Counting only lines that hold "with", give the total and nothing more.

Information shown:
--- BEGIN ---

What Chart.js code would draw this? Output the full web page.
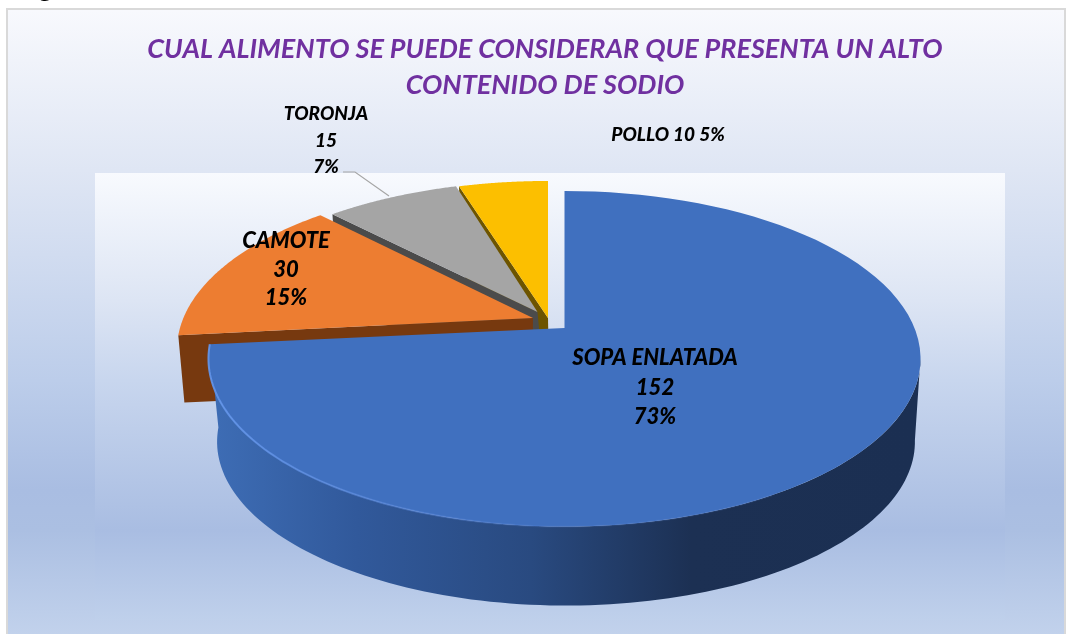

--- END ---
--- BEGIN ---

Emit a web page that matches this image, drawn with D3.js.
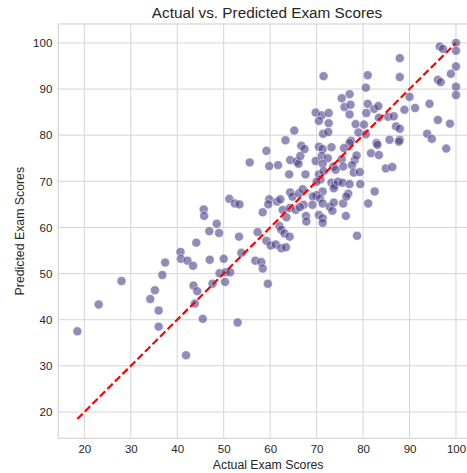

--- END ---
--- BEGIN ---

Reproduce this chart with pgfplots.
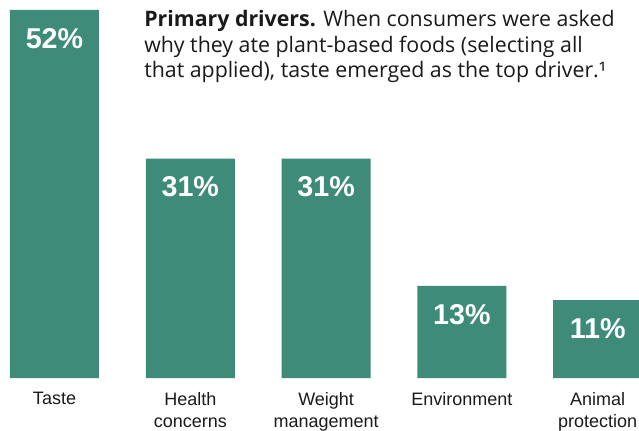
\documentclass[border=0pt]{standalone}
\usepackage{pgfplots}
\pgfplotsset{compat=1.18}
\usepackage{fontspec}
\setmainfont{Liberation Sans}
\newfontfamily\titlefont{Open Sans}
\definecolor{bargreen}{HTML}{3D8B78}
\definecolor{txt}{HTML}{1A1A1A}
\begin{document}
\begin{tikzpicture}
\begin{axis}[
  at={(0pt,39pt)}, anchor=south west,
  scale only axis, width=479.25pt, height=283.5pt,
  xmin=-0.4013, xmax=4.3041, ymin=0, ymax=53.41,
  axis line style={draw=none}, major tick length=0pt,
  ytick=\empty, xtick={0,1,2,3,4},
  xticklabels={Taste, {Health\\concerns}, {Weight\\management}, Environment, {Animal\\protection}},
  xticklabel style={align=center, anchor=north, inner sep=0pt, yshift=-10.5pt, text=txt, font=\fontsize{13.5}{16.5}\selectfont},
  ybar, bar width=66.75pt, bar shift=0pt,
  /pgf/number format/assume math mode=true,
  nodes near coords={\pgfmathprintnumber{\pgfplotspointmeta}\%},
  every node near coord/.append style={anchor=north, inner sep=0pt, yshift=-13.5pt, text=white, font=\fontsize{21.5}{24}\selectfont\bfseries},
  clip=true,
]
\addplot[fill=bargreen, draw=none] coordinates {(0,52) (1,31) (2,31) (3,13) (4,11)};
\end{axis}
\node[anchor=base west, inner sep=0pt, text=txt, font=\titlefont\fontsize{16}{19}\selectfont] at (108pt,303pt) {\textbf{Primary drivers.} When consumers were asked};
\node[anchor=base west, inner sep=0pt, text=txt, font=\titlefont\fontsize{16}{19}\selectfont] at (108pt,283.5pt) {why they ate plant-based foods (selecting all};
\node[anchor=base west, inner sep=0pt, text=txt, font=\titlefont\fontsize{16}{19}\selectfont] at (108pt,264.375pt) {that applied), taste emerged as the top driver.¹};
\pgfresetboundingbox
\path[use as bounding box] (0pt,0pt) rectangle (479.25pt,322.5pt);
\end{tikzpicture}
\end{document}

--- END ---

Task response: 2